About Smoluchowski
“As is well known, Planck tried to retain for the second law of
thermodynamics the status of an exact law of Nature despite contrary
interpretations. Planck was fundamentally, at heart, committed to
thermodynamics; and even though by his formulation of the quantum
theory, he contributed to statistical notions more than anyone else, that
was not basically his way of thinking. But for Smoluchowski, statistics
was his life’s breath; for him the second law of thermodynamics was
an approximation which Nature violated in its finest manifestations
and which retained its validity only relative to our (macroscopic)
circumstances.”
Arnold Sommerfeld, Zum Andenken an Marian von Smoluchowski,
Physikalische Zeitschrift 18 (1917) str. 533-539.
Marian Smoluchowski (1872-19170)
Marian Smoluchowski was born on May 28, 1872 in Vorderbrühl near Vienna in the family of an important official in the Austro-Hungarian administration. He graduated from the so-called “Theresianum”, a famous high school in Austria, and then studied physics at the University of Vienna. After receiving Ph.D. in 1895, he spent two years abroad working in laboratories of well-known contemporary physicists: Gabriel Lippmann (in Paris), Lord Kelvin (in Glasgow), and Emil Warburg (in Berlin). At that time, he measured the shift of temperature on the surface between a container and rarefied gas inside it, which confirmed the predictions of the kinetic theory of gases. In the autumn of 1897 he returned to Vienna, where he earned habilitation. Later he started lecturing at the University of Lvov, where in 1900 he was employed as an professor in the Department of Theoretical Physics (he was the youngest professor in the Austro- Hungarian Empire).
In Lvov he studied, among other things the theory of Brownian motion. In 1904, he presented arguments for the possibility of observing the fluctuation of physical magnitudes caused by atomic structure of matter, which went against the received view of his time. He demonstrated, with a method different than Einstein’s, that the mean squared displacement of an observed Brownian particle is related to the Avogadro constant and the temperature of the liquid (Einstein-Smoluchowski equation). This explanation contributed to scientific community’s final acceptance of the existence of atoms.
Marian Smoluchowski was also the author of other fundamental studies in kinetic-molecular theory of matter and statistical physics: in 1906 he initiated the theory of stochastic processes, in 1908 he explained critical opalescence, and gave (independently of Einstein) the answer to the question “Why is the sky of blue color?” In 1913 he published an important epistemologically statistical interpretation of the second law of thermodynamics. His studies inspired Richard A. Zsigmondy’s experimental research, awarded with the Nobel Prize in chemistry in 1925, as well as Jean B. Perrin’s studies in physics and Theodor H. E. Svedberg’s in chemistry, both awarded with the Nobel Prizes in 1926. Undoubtedly, Smoluchowski was one of the pioneers of employing stochastic processes as fundamental tools for studying physical phenomena and most of the presently used equations in micro- and nano-scale physics should be called after him.

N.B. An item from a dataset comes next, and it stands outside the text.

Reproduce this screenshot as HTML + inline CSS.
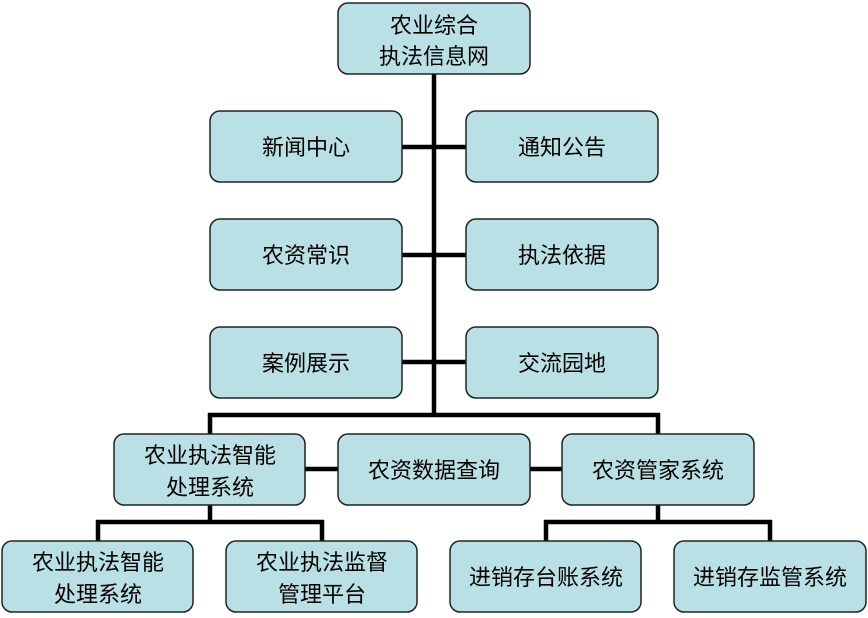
<!DOCTYPE html>
<html><head><meta charset="utf-8"><style>
html,body{margin:0;padding:0;background:#fff}
svg{display:block}
text{font-family:"Liberation Sans","Noto Sans CJK SC",sans-serif;font-size:22px;fill:#000;text-anchor:middle}
rect{fill:#b9e0e4;stroke:#222;stroke-width:1.5}
</style></head><body>
<svg width="868" height="618" viewBox="0 0 868 618">
<g stroke="#000" stroke-width="4.5" fill="none">
<line x1="434" y1="74" x2="434" y2="417"/>
<line x1="402" y1="147" x2="466" y2="147"/>
<line x1="402" y1="255" x2="466" y2="255"/>
<line x1="402" y1="362" x2="466" y2="362"/>
<line x1="208" y1="415" x2="660" y2="415"/>
<line x1="210" y1="413" x2="210" y2="434"/>
<line x1="658" y1="413" x2="658" y2="434"/>
<line x1="305" y1="469" x2="338" y2="469"/>
<line x1="530" y1="469" x2="562" y2="469"/>
<line x1="210" y1="505" x2="210" y2="522"/>
<line x1="96" y1="522" x2="324" y2="522"/>
<line x1="98" y1="520" x2="98" y2="541"/>
<line x1="322" y1="520" x2="322" y2="541"/>
<line x1="658" y1="505" x2="658" y2="522"/>
<line x1="544" y1="522" x2="772" y2="522"/>
<line x1="546" y1="520" x2="546" y2="541"/>
<line x1="770" y1="520" x2="770" y2="541"/>
</g>
<rect x="338" y="3" width="192" height="71" rx="10"/>
<text x="434" y="33">农业综合</text><text x="434" y="64">执法信息网</text>
<rect x="210" y="111" width="192" height="71" rx="10"/><text x="306" y="155">新闻中心</text>
<rect x="466" y="111" width="192" height="71" rx="10"/><text x="562" y="155">通知公告</text>
<rect x="210" y="219" width="192" height="71" rx="10"/><text x="306" y="263">农资常识</text>
<rect x="466" y="219" width="192" height="71" rx="10"/><text x="562" y="263">执法依据</text>
<rect x="210" y="327" width="192" height="71" rx="10"/><text x="306" y="371">案例展示</text>
<rect x="466" y="327" width="192" height="71" rx="10"/><text x="562" y="371">交流园地</text>
<rect x="114" y="434" width="191" height="71" rx="10"/>
<text x="210" y="463">农业执法智能</text><text x="210" y="495">处理系统</text>
<rect x="338" y="434" width="192" height="71" rx="10"/><text x="434" y="478">农资数据查询</text>
<rect x="562" y="434" width="192" height="71" rx="10"/><text x="658" y="478">农资管家系统</text>
<rect x="2" y="541" width="191" height="71" rx="10"/>
<text x="98" y="570">农业执法智能</text><text x="98" y="602">处理系统</text>
<rect x="226" y="541" width="191" height="71" rx="10"/>
<text x="322" y="570">农业执法监督</text><text x="322" y="602">管理平台</text>
<rect x="450" y="541" width="191" height="71" rx="10"/><text x="546" y="585">进销存台账系统</text>
<rect x="674" y="541" width="192" height="71" rx="10"/><text x="770" y="585">进销存监管系统</text>
</svg>
</body></html>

In 1913 Smoluchowski accepted the invitation from the Jagiellonian University and became the head of the Department of Experimental Physics. In the academic year of 1917/1918 he was elected the rector of the university. However, he did not enjoy this prestigious office for long: on September 5, 1917 he unexpectedly died of dysentery.
Marian Smoluchowski and his brother Tomasz were among prominent European mountaineers: they staked out 24 new routes in Eastern Alps and were the first to climb 16 peaks. In Poland Marian Smoluchowski contributed immensely to the development of qualified mountaineering: he was, among others, the president of the Tatra Mountaineering Section, gathering the elite of Polish mountaineers in the early 20th century.
The unexpected death of Marian Smoluchowski had large impact on the international community of physicists. Obituaries were written by Arnold Sommerfeld and Albert Einstein, who called for remembering the distinguished Pole: „Everybody who knew Smoluchowski personally liked him not only as an enthusiastic researcher but as a noble, sensitive, and generous man...Fate has cut off his fruitful work as researcher and teacher too early; we shell, however, continue to esteem his example and his work.”, Naturwissenschaften 5 (1917) 107-108.]